Task material:
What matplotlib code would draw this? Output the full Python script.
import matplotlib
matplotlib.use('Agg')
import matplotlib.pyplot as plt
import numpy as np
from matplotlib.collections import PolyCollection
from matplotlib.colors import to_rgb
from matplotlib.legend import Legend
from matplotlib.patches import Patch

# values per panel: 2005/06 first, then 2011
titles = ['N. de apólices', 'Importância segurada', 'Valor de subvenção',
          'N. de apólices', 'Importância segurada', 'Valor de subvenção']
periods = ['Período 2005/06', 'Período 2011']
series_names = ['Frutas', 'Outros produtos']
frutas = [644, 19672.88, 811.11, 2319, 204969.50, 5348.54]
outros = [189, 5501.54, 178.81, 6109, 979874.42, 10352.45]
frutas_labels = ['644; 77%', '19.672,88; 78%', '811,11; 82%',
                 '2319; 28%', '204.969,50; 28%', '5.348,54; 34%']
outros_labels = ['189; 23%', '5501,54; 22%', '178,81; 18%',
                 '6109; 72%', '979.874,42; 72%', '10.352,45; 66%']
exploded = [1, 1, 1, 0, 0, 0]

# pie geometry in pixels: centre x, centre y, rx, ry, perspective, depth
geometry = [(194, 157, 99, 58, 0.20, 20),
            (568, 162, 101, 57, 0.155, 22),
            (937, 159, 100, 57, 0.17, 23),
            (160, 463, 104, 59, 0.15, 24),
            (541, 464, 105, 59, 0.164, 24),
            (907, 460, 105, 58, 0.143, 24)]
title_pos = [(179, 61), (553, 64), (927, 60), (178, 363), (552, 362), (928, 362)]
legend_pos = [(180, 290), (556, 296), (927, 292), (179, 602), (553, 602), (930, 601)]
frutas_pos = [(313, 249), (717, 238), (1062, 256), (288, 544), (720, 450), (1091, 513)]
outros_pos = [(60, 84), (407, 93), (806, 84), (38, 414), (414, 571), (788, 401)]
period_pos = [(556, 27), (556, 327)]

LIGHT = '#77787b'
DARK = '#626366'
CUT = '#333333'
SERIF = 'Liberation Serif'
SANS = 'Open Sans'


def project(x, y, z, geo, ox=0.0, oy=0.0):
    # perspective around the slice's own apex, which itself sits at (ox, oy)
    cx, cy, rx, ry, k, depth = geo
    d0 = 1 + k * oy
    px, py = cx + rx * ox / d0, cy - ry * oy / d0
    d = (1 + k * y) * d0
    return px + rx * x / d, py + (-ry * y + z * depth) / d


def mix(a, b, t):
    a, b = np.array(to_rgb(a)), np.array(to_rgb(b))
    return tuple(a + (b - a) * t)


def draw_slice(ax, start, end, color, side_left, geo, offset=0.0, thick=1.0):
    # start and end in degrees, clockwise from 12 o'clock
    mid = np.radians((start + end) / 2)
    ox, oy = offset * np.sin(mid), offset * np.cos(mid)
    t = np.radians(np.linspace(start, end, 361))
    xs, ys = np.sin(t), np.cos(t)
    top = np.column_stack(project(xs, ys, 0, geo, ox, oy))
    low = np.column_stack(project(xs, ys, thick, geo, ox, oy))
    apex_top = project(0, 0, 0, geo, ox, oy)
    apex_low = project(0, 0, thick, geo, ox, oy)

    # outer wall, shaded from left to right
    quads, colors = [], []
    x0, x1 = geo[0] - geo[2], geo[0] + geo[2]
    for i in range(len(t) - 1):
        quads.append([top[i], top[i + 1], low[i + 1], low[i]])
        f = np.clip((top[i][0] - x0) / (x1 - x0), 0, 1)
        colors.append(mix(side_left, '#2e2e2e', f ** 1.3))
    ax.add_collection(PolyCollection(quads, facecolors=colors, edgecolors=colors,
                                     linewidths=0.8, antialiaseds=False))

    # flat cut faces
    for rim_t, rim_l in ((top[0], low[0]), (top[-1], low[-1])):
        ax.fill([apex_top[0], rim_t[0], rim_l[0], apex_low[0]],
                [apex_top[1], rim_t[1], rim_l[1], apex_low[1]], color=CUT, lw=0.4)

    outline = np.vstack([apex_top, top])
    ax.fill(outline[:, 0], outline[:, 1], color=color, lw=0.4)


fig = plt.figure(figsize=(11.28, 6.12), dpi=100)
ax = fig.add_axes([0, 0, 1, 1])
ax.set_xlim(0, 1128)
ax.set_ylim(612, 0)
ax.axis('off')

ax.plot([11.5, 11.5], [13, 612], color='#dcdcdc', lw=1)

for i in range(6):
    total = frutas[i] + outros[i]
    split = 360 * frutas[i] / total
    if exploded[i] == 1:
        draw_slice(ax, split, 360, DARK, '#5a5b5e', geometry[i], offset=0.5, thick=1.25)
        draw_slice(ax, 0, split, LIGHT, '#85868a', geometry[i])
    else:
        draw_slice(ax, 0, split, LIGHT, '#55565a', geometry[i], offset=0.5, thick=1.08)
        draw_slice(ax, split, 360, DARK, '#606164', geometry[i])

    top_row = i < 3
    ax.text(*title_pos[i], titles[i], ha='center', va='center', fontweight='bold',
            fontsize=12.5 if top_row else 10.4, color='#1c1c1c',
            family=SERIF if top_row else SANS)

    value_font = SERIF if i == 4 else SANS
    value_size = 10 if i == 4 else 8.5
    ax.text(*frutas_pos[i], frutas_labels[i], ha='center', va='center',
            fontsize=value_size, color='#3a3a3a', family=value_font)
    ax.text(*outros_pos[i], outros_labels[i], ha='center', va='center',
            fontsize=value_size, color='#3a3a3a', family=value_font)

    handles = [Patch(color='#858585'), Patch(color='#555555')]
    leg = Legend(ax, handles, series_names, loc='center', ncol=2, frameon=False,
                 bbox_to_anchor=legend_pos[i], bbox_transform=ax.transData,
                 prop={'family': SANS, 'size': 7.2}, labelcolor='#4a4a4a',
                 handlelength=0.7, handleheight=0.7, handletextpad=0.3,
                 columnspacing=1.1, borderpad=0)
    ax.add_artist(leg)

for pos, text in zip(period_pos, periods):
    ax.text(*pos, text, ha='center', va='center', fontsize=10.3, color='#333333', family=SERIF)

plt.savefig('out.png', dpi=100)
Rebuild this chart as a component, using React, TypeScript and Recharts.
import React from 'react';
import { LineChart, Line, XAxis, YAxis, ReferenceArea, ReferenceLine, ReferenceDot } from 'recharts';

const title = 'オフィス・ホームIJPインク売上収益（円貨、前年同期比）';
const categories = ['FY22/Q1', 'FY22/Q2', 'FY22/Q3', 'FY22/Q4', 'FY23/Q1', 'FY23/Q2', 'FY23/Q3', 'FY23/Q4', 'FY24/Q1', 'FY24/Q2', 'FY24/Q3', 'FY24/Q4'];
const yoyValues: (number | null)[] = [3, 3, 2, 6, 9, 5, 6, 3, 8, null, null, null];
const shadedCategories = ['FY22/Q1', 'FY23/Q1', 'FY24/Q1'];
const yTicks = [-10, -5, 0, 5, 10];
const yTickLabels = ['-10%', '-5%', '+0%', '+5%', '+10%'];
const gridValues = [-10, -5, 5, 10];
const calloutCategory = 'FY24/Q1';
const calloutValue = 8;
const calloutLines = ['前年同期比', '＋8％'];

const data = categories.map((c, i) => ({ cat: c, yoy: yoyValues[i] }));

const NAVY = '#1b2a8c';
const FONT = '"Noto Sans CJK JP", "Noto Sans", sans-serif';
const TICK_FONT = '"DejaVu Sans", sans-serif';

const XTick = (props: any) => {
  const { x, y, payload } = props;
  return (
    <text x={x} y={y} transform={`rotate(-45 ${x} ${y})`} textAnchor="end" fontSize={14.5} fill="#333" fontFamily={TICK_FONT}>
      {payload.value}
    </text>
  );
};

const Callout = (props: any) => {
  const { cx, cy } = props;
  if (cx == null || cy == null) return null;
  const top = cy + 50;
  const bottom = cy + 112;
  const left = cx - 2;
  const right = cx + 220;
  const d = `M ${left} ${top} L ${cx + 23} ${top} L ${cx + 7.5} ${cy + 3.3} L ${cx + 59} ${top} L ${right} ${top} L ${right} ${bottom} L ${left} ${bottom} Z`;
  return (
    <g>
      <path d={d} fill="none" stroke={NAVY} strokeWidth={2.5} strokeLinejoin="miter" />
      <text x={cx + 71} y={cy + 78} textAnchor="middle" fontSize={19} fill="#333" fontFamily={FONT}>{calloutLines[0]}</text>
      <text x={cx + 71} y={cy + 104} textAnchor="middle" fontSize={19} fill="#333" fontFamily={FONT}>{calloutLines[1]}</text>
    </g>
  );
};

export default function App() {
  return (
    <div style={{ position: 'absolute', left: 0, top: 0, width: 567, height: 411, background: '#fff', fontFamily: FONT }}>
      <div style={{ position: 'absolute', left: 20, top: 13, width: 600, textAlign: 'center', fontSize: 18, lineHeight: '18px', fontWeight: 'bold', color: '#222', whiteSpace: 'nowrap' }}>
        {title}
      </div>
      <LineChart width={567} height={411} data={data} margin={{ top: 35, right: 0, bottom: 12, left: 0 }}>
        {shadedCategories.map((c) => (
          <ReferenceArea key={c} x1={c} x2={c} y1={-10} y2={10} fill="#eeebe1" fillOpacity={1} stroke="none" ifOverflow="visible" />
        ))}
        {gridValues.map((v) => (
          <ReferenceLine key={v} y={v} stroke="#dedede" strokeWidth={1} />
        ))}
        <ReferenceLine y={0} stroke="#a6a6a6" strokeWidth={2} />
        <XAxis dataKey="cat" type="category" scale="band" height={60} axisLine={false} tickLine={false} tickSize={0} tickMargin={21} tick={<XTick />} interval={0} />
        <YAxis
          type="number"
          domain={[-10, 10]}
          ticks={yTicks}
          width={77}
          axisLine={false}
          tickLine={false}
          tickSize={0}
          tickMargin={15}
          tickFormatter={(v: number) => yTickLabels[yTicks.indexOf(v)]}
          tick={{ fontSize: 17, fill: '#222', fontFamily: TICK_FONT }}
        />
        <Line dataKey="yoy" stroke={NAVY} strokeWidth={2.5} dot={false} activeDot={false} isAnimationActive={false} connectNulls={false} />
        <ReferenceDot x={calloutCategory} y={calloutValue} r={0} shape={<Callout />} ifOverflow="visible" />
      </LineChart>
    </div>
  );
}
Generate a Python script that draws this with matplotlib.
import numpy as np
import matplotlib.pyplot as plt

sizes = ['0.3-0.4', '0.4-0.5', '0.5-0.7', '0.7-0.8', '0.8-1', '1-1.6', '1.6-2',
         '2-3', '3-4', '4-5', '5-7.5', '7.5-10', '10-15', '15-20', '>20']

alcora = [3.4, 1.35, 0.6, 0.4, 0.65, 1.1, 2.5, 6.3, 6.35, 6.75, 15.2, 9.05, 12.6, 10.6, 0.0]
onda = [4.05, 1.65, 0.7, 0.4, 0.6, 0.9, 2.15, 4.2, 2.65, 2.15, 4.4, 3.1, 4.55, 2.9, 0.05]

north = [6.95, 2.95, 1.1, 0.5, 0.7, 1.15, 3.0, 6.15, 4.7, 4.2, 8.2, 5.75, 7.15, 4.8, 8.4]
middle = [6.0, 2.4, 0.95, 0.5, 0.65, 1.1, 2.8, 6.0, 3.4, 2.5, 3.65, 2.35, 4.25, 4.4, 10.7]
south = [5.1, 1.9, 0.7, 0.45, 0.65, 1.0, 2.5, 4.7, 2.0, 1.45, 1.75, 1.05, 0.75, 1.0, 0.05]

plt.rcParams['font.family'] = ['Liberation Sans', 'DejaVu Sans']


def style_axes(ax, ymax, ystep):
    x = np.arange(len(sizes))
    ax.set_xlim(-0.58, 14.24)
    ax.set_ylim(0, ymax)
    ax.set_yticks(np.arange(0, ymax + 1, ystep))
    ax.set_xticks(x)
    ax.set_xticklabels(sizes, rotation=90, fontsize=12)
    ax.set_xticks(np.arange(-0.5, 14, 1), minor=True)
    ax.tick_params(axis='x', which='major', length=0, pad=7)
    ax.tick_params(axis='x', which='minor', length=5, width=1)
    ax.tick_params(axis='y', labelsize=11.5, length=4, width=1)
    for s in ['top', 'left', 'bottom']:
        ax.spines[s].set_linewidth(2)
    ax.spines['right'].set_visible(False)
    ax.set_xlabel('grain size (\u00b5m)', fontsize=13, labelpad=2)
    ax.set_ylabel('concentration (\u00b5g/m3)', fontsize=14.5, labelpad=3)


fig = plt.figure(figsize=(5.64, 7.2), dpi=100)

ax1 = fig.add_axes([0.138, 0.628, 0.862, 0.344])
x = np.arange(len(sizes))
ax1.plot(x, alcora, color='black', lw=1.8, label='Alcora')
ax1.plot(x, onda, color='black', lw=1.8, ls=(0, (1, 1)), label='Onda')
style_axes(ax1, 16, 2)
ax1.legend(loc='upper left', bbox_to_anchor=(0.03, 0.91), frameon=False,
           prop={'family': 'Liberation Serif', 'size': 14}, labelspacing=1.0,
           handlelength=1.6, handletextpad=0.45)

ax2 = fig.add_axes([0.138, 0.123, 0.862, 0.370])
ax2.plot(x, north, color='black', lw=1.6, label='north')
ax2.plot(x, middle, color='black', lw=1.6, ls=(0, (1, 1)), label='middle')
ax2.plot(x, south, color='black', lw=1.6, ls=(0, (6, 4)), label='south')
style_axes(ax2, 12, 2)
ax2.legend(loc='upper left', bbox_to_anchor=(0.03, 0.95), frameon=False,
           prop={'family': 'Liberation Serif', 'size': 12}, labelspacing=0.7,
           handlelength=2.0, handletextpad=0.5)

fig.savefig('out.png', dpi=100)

Short problem:
Quote, with nothing altered, all lines from the start of the entries to the line that carries "exploded = [1, 1, 1, 0, 0, 0]", inclusive.

Reply to the task:
What matplotlib code would draw this? Output the full Python script.
import matplotlib
matplotlib.use('Agg')
import matplotlib.pyplot as plt
import numpy as np
from matplotlib.collections import PolyCollection
from matplotlib.colors import to_rgb
from matplotlib.legend import Legend
from matplotlib.patches import Patch

# values per panel: 2005/06 first, then 2011
titles = ['N. de apólices', 'Importância segurada', 'Valor de subvenção',
          'N. de apólices', 'Importância segurada', 'Valor de subvenção']
periods = ['Período 2005/06', 'Período 2011']
series_names = ['Frutas', 'Outros produtos']
frutas = [644, 19672.88, 811.11, 2319, 204969.50, 5348.54]
outros = [189, 5501.54, 178.81, 6109, 979874.42, 10352.45]
frutas_labels = ['644; 77%', '19.672,88; 78%', '811,11; 82%',
                 '2319; 28%', '204.969,50; 28%', '5.348,54; 34%']
outros_labels = ['189; 23%', '5501,54; 22%', '178,81; 18%',
                 '6109; 72%', '979.874,42; 72%', '10.352,45; 66%']
exploded = [1, 1, 1, 0, 0, 0]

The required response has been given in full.